Esa noche descansamos como pudimos, permanecimos siempre con uno de los ojos entreabiertos, y con las armas empuñadas, por si menester era el utilizarlas. Al despertar comprobamos la verdadera magnitud del pueblo, por llamarlo de algún modo, era mucho mayor que muchos de nuestros pueblos y ciudades importantes. Sus casas eran todas de piedra. Tenían numerosas imágenes gigantescas extraños labrados. En la plaza que parecía ser la de mayor tamaño, se encontraban dos pirámides de enorme altura con una larga y bella escalera que llevaba hasta la cima, desde la que se podía observar todo el pueblo.
En este pueblo, llamado Panui, o por lo menos así lo pronunciaban, sus habitantes eran gobernados por un Rey que se llamaba Racha.
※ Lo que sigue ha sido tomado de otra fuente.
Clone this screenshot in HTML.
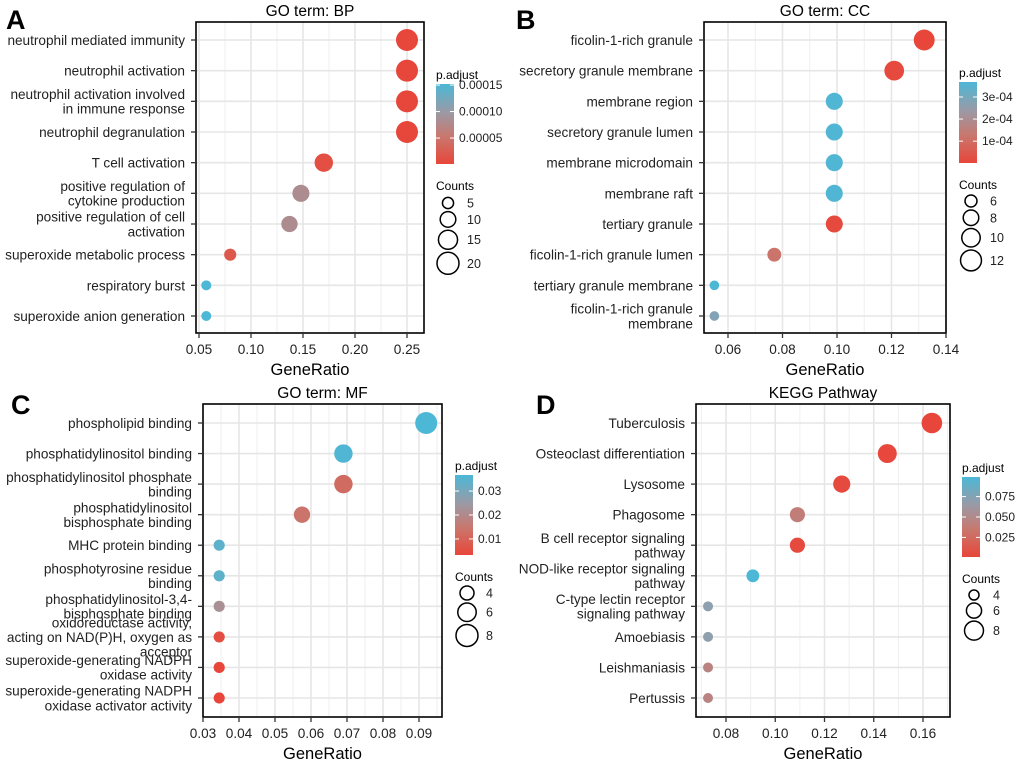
<!DOCTYPE html>
<html><head><meta charset="utf-8">
<style>
html,body{margin:0;padding:0;background:#fff;}
svg{display:block;font-family:"Liberation Sans",Arial,sans-serif;}
</style></head>
<body>
<svg id="fig" width="1020" height="763" viewBox="0 0 1020 763" xmlns="http://www.w3.org/2000/svg">
<defs>
<linearGradient id="cbgrad" x1="0" y1="1" x2="0" y2="0">
<stop offset="0" stop-color="#E8463A"/>
<stop offset="0.35" stop-color="#C8786F"/>
<stop offset="0.65" stop-color="#9A9AA6"/>
<stop offset="1" stop-color="#4CB8D6"/>
</linearGradient>
</defs>
</svg>
<script>
// ---- Panel A data (GO BP) ----
const bpTerms = ["neutrophil mediated immunity","neutrophil activation","neutrophil activation involved\nin immune response","neutrophil degranulation","T cell activation","positive regulation of\ncytokine production","positive regulation of cell\nactivation","superoxide metabolic process","respiratory burst","superoxide anion generation"];
const bpRatio = [0.25,0.25,0.25,0.25,0.17,0.148,0.137,0.08,0.057,0.057];
const bpCounts = [20,20,20,20,14,12,11,6,4,4];
const bpPadj = [0.000002,0.000002,0.000002,0.000002,0.00001,0.00008,0.00008,0.00002,0.000152,0.000152];
const bpXTicks = [0.05,0.10,0.15,0.20,0.25];
const bpXTickLabels = ["0.05","0.10","0.15","0.20","0.25"];
const bpCbTicks = [0.00005,0.0001,0.00015];
const bpCbLabels = ["0.00005","0.00010","0.00015"];
const bpSizeLegend = [5,10,15,20];

// ---- Panel B data (GO CC) ----
const ccTerms = ["ficolin-1-rich granule","secretory granule membrane","membrane region","secretory granule lumen","membrane microdomain","membrane raft","tertiary granule","ficolin-1-rich granule lumen","tertiary granule membrane","ficolin-1-rich granule\nmembrane"];
const ccRatio = [0.132,0.121,0.099,0.099,0.099,0.099,0.099,0.077,0.055,0.055];
const ccCounts = [12,11,9,9,9,9,9,7,5,5];
const ccPadj = [0.000001,0.00001,0.00036,0.00036,0.00036,0.00036,0.00001,0.00012,0.000368,0.00028];
const ccXTicks = [0.06,0.08,0.10,0.12,0.14];
const ccXTickLabels = ["0.06","0.08","0.10","0.12","0.14"];
const ccCbTicks = [0.0001,0.0002,0.0003];
const ccCbLabels = ["1e-04","2e-04","3e-04"];
const ccSizeLegend = [6,8,10,12];

// ---- Panel C data (GO MF) ----
const mfTerms = ["phospholipid binding","phosphatidylinositol binding","phosphatidylinositol phosphate\nbinding","phosphatidylinositol\nbisphosphate binding","MHC protein binding","phosphotyrosine residue\nbinding","phosphatidylinositol-3,4-\nbisphosphate binding","oxidoreductase activity,\nacting on NAD(P)H, oxygen as\nacceptor","superoxide-generating NADPH\noxidase activity","superoxide-generating NADPH\noxidase activator activity"];
const mfRatio = [0.092,0.069,0.069,0.0575,0.0345,0.0345,0.0345,0.0345,0.0345,0.0345];
const mfCounts = [8,6,6,5,3,3,3,3,3,3];
const mfPadj = [0.0367,0.036,0.012,0.014,0.034,0.034,0.022,0.005,0.0033,0.0033];
const mfXTicks = [0.03,0.04,0.05,0.06,0.07,0.08,0.09];
const mfXTickLabels = ["0.03","0.04","0.05","0.06","0.07","0.08","0.09"];
const mfCbTicks = [0.01,0.02,0.03];
const mfCbLabels = ["0.01","0.02","0.03"];
const mfSizeLegend = [4,6,8];

// ---- Panel D data (KEGG) ----
const kgTerms = ["Tuberculosis","Osteoclast differentiation","Lysosome","Phagosome","B cell receptor signaling\npathway","NOD-like receptor signaling\npathway","C-type lectin receptor\nsignaling pathway","Amoebiasis","Leishmaniasis","Pertussis"];
const kgRatio = [0.1636,0.1455,0.127,0.109,0.109,0.0909,0.0727,0.0727,0.0727,0.0727];
const kgCounts = [9,8,7,6,6,5,4,4,4,4];
const kgPadj = [0.001,0.002,0.003,0.04,0.003,0.099,0.07,0.07,0.045,0.045];
const kgXTicks = [0.08,0.10,0.12,0.14,0.16];
const kgXTickLabels = ["0.08","0.10","0.12","0.14","0.16"];
const kgCbTicks = [0.025,0.05,0.075];
const kgCbLabels = ["0.025","0.050","0.075"];
const kgSizeLegend = [4,6,8];

const NS = "http://www.w3.org/2000/svg";
const svg = document.getElementById("fig");
function mk(tag, attrs, parent){
  const e = document.createElementNS(NS, tag);
  for (const k in attrs) e.setAttribute(k, attrs[k]);
  (parent||svg).appendChild(e);
  return e;
}
const stops = [[0,[232,70,58]],[0.35,[200,120,111]],[0.65,[154,154,166]],[1,[76,184,214]]];
function colorAt(t){
  t = Math.max(0,Math.min(1,t));
  for (let i=1;i<stops.length;i++){
    if (t<=stops[i][0]){
      const a=stops[i-1], b=stops[i], f=(t-a[0])/(b[0]-a[0]);
      const c=a[1].map((v,j)=>Math.round(v+(b[1][j]-v)*f));
      return "rgb("+c.join(",")+")";
    }
  }
  return "rgb(76,184,214)";
}

function panel(cfg){
  const g = mk("g",{});
  
  
  const L=cfg.box[0], T=cfg.box[1], R=cfg.box[2], B=cfg.box[3];
  const xScale = v => cfg.x0px + (v - cfg.x0)/(cfg.x1 - cfg.x0)*(cfg.x1px - cfg.x0px);
  const n = cfg.terms.length;
  const yScale = i => cfg.y0 + i*(cfg.y1 - cfg.y0)/(n-1);
  const rad = c => Math.sqrt(Math.max(16, cfg.ra + cfg.rb*c));
  const lt = mk("text",{x:cfg.letter[0],y:cfg.letter[1],"font-size":27,"font-weight":"bold",fill:"#000"},g);
  lt.textContent = cfg.letterText;
  
  
  const tt = mk("text",{x:(L+R)/2,y:T-6,"font-size":15.5,"text-anchor":"middle",fill:"#000"},g);
  tt.textContent = cfg.title;
  
  
  const step = cfg.xTicks[1]-cfg.xTicks[0];
  const minors = [];
  for (let v=cfg.xTicks[0]-step/2; v<=cfg.xTicks[cfg.xTicks.length-1]+step/2+1e-9; v+=step) minors.push(v);
  minors.forEach(v=>{const px=xScale(v); if(px>L&&px<R) mk("line",{x1:px,x2:px,y1:T,y2:B,stroke:"#EFEFEF","stroke-width":1},g);});
  cfg.xTicks.forEach(v=>{const px=xScale(v); if(px>=L&&px<=R) mk("line",{x1:px,x2:px,y1:T,y2:B,stroke:"#E6E6E6","stroke-width":1.6},g);});
  for (let i=0;i<n;i++){ const py=yScale(i); mk("line",{x1:L,x2:R,y1:py,y2:py,stroke:"#E6E6E6","stroke-width":1.6},g); }
  for (let i=0;i<n;i++){
    const t = (cfg.padj[i]-cfg.pmin)/(cfg.pmax-cfg.pmin);
    const c = mk("circle",{cx:xScale(cfg.ratio[i]),cy:yScale(i),r:rad(cfg.counts[i]),fill:colorAt(t)},g);
    
    
  }
  const fr = mk("rect",{x:L,y:T,width:R-L,height:B-T,fill:"none",stroke:"#000","stroke-width":1.6},g);
  
  
  for (let i=0;i<n;i++){
    const py=yScale(i);
    mk("line",{x1:L-5,x2:L,y1:py,y2:py,stroke:"#333","stroke-width":1.3},g);
    const lines = cfg.terms[i].split("\n");
    const lh = 14.6;
    const tx = mk("text",{x:L-11,"font-size":13.6,"text-anchor":"end",fill:"#222"},g);
    
    
    lines.forEach((ln,j)=>{
      const ts = mk("tspan",{x:L-11,y:py+5+(j-(lines.length-1)/2)*lh},tx);
      ts.textContent = ln;
    });
  }
  cfg.xTicks.forEach((v,j)=>{
    const px=xScale(v);
    mk("line",{x1:px,x2:px,y1:B,y2:B+5,stroke:"#333","stroke-width":1.3},g);
    const tx = mk("text",{x:px,y:B+21,"font-size":13.6,"text-anchor":"middle",fill:"#222"},g);
    tx.textContent = cfg.xTickLabels[j];
    
    
  });
  const xt = mk("text",{x:(L+R)/2,y:B+42,"font-size":16.5,"text-anchor":"middle",fill:"#000"},g);
  xt.textContent = "GeneRatio";
  
  
  const cb=cfg.cb;
  const ct = mk("text",{x:cb[0],y:cb[1]-5,"font-size":12,fill:"#000"},g);
  ct.textContent = "p.adjust";
  
  
  const bar = mk("rect",{x:cb[0],y:cb[1],width:18,height:cb[2]-cb[1],fill:"url(#cbgrad)"},g);
  
  
  const cbY = v => cb[2] - (v-cfg.pmin)/(cfg.pmax-cfg.pmin)*(cb[2]-cb[1]);
  cfg.cbTicks.forEach((v,j)=>{
    const py=cbY(v);
    mk("line",{x1:cb[0],x2:cb[0]+4,y1:py,y2:py,stroke:"#fff","stroke-width":1},g);
    mk("line",{x1:cb[0]+14,x2:cb[0]+18,y1:py,y2:py,stroke:"#fff","stroke-width":1},g);
    const tx = mk("text",{x:cb[0]+23,y:py+4,"font-size":12,fill:"#222"},g);
    tx.textContent = cfg.cbLabels[j];
    
    
  });
  const sl = cfg.sl;
  const st = mk("text",{x:cb[0],y:sl[1],"font-size":12,fill:"#000"},g);
  st.textContent = "Counts";
  
  
  let y = sl[2];
  cfg.sizeLegend.forEach((c,j)=>{
    const r = rad(c);
    if (j>0) y += r + 1.5;
    const ci = mk("circle",{cx:sl[0],cy:y,r:r,fill:"none",stroke:"#000","stroke-width":1.5},g);
    
    
    const tx = mk("text",{x:sl[0]+19,y:y+4.5,"font-size":12.5,fill:"#222"},g);
    tx.textContent = c;
    
    
    y += r + 1.5;
  });
}

panel({name:"panel-a-go-bp",key:"bp",letterText:"A",letter:[6,29],title:"GO term: BP",box:[196,22,424,333],
  x0:0.05,x1:0.25,x0px:199,x1px:407,y0:40,y1:316,
  terms:bpTerms,ratio:bpRatio,counts:bpCounts,padj:bpPadj,pmin:0.000001,pmax:0.000152,
  xTicks:bpXTicks,xTickLabels:bpXTickLabels,cbTicks:bpCbTicks,cbLabels:bpCbLabels,sizeLegend:bpSizeLegend,
  ra:1,rb:6,cb:[436,84,164],sl:[448,190,203]});
panel({name:"panel-b-go-cc",key:"cc",letterText:"B",letter:[516,29],title:"GO term: CC",box:[704,22,946,333],
  x0:0.06,x1:0.14,x0px:728,x1px:946,y0:40,y1:316,
  terms:ccTerms,ratio:ccRatio,counts:ccCounts,padj:ccPadj,pmin:0.000001,pmax:0.000368,
  xTicks:ccXTicks,xTickLabels:ccXTickLabels,cbTicks:ccCbTicks,cbLabels:ccCbLabels,sizeLegend:ccSizeLegend,
  ra:-38,rb:12.3,cb:[959,82,163],sl:[971,189,201]});
panel({name:"panel-c-go-mf",key:"mf",letterText:"C",letter:[11,414],title:"GO term: MF",box:[203,404,442,717],
  x0:0.03,x1:0.09,x0px:203,x1px:419,y0:423,y1:698,
  terms:mfTerms,ratio:mfRatio,counts:mfCounts,padj:mfPadj,pmin:0.0033,pmax:0.0367,
  xTicks:mfXTicks,xTickLabels:mfXTickLabels,cbTicks:mfCbTicks,cbLabels:mfCbLabels,sizeLegend:mfSizeLegend,
  ra:-23,rb:18,cb:[455,475,555],sl:[467,581,593]});
panel({name:"panel-d-kegg",key:"kg",letterText:"D",letter:[536,414],title:"KEGG Pathway",box:[696,404,950,717],
  x0:0.08,x1:0.16,x0px:726,x1px:923,y0:423,y1:698,
  terms:kgTerms,ratio:kgRatio,counts:kgCounts,padj:kgPadj,pmin:0.001,pmax:0.099,
  xTicks:kgXTicks,xTickLabels:kgXTickLabels,cbTicks:kgCbTicks,cbLabels:kgCbLabels,sizeLegend:kgSizeLegend,
  ra:-40,rb:16.25,cb:[962,477,557],sl:[974,583,595]});
</script>
</body></html>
Este Rey era mas anciano de lo que parecía en un principio, tenia, o se le suponía, poderes sobrenaturales, que le venia dado por los dioses. Podía llegar a ordenar el suicidio de alguno de sus súbditos, sin que éste ni su familia protestaran, en mas lo consideraban un honor que les reportaría todo tipo de venturas y riquezas.
Todas sus costumbres nos resultaban extrañas. Era el pueblo mas raro de los que habíamos encontrado hasta ahora, pero también el mas grande, completo y organizado. Una vez asegurado el pueblo, mande buscar a mi padre para que pudiera ver con sus propios ojos la extraña belleza de sus monumentos, imágines, la delicada confección con la que estaban confeccionados sus vestidos, el inmenso yacimiento de oro, la fácil obtención de piedras preciosas. Sus animales, plantas, vegetales y demás extraños objetos. Todo aquello nos daba la inequívoca impresión de haber encontrado al fin, esa gran ciudad donde asentarnos y desde allí, fundar todo un nuevo reino para nuestro Emperador. Llamamos a la ciudad “Nueva Granada”.
Cuando llego mi padre comprobó con asombro la realidad de lo que le habían contado. San Juan quedaba a varias semanas de camino, por lo que en principio, no quedaba mas remedio que utilizar la senda que habíamos abierto, mientras no encontráramos otro punto más cercano al río.
Por fortuna, esta vez no tuvimos que construir viviendas para nosotros. Mi padre se alojo en el “palacio” del Rey a quien relego a una gran casa de algún súbdito suyo. Yo había traído a María Luisa, y con ella me aloje en otra de las grandes casas del pueblo. Mis capitanes y el resto de hombres se repartieron las casas más habitables, en las que permanecieron los indígenas, ya que prefirieron compartir sus casas con los Españoles a abandonarlas. En general, recuerdo que no hubo demasiados problemas.
Transcurrió mucho tiempo antes de que pensáramos en más conquistas. Estuvimos muy ocupados en sacar buen provecho de Nueva Granada y reforzando nuestras rutas con San Juan. Tampoco mi padre estaba mucho por la labor de nuevas misiones, sin antes haber “normalizado” las rutas de comercio con Sevilla. Así pués, tuvimos que esperar un tiempo para que mi “Santo padre” le diera la gana de autorizar una nueva misión.
Allá por noviembre, dejando Nueva Granada en manos de mi padre, con sus negocios y a maría Luisa “entretenida” con el embarazo de nuestro, muy esperado y retrasado primer hijo, partí en busca de un punto mías cercano al río, que nos permitiera ahorrar tiempo e incomodidades en el envío a España de tan ricos enseres.